South Africa is still dealing with the pandemic, so it is unlikely that employers in general have made firm decisions about whether to go back to the office, move permanently to remote working or aim for something in between, such as a hybrid working model.
If and when they do make such decisions, employers would do well to remember that any workplace changes they make (beyond those currently necessitated by the pandemic) will have to be done within the confines of the law.
The workplace as we have traditionally known it is rapidly evolving and is, in many instances, unlikely to exist in its previous form ever again, but the fundamental legal principles that regulate employment relationships and employment contracts generally remain the same. This means the methods or approaches an employer uses to bring about workplace changes within the confines of the law are, or ought to be, the same as those used in the traditional workplace.
Although a move to remote or home working is generally considered a win by many employees, it could have implications for traditional employee benefits such as car and travel allowances, as well as for information security, intellectual property, health and safety and other compliance matters. Employers will also need to grapple with how to deal with personal expenses, such as internet access, incurred by employees as a result of working remotely and how to deal with issues of equipment that employees may not readily have at home.
There are two main legal principles employers would need to consider when moving towards making remote working a permanent arrangement: any desired changes must be implemented fairly, and changes must be implemented in accordance with applicable laws – which do not stop at the office door.
Employers need to consider their health and safety obligations towards employees in terms of the Occupational Health and Safety Act, which requires an employer to, among other things, do everything reasonably practicable to protect employees’ health and safety in the workplace. In this regard, the employer’s obligations to ensure the health and safety of its employees extend to where the employee is working outside of the conventionally understood workplace, including the home office.
Similarly, loss of vital data and intellectual property and breaches of security may have far-reaching consequences for a business whose employees work remotely. There are additional obligations with the Protection of Personal Information Act (PoPIA) now in full force, and there will be further obligations once the commencement date of the Cybercrimes Act is announced, both of which will be of particular importance for remote working.
Then there’s the Basic Conditions of Employment Act, regulating working hours, overtime, annual leave, sick leave and the like, all of which need to be considered and applied whether employees work in the office or at home.
As a general principle, a contract of employment, like any other contract, is consensual and so any contractual changes must be agreed to by the parties to the contract. An employer moving towards new post-pandemic working modes would therefore (in most cases) need to consult with its employees before making any changes to their employment contracts. There are, however, exceptions to this general rule and employers may not always be required to engage in extensive consultations in respect of the desired changes.

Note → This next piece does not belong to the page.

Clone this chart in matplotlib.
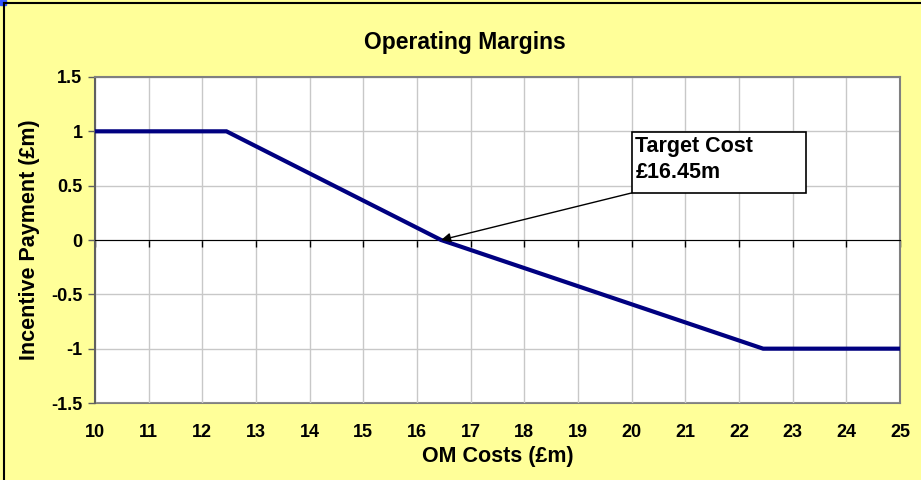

The nature and extent of such consultations would depend on factors such as the size of the workforce being impacted, the nature of the work the employees are doing and, most importantly, the nature and overall impact the proposed changes would have on employees’ current terms and conditions of employment. The overriding principle is that any changes ought to be implemented in a manner that is both substantively and procedurally fair.
If consultations are required in respect of changes to working conditions, such consultations would either be with the employees themselves or, if the employer’s workforce is unionised, with union representatives. In a unionised working environment, an employer would also need to ensure that it complies with its obligations in terms of any collective bargaining agreement regulating working conditions.
When it comes to implementing the desired changes, employers should ensure that these are implemented fairly across the board and that there is no unfair discrimination. If there is any differentiation of working conditions, the employer must be able to justify these based on operational reasons (for example, where only some are able to work remotely, and others are required to come into the workplace due to the nature of the work being done).
Employers who wish to change their entire operations to a remote working structure should also be mindful of employees who may not have the means, infrastructure or a conducive environment to effectively perform their services from home (despite that it is possible).
Working from home has pros and cons for employers and employees alike and is likely to become a prominent working model in a post-pandemic world. A good place to start in bringing the benefits of remote working to the fore while managing the challenges that come with them, is for employers to look to making any required changes to the employment contracts, as well as developing a remote working policy to regulate new working arrangements.
Even if employees are overwhelmingly in favour of making working from home a permanent feature, any changes to terms and conditions of employment must be done in accordance with applicable law.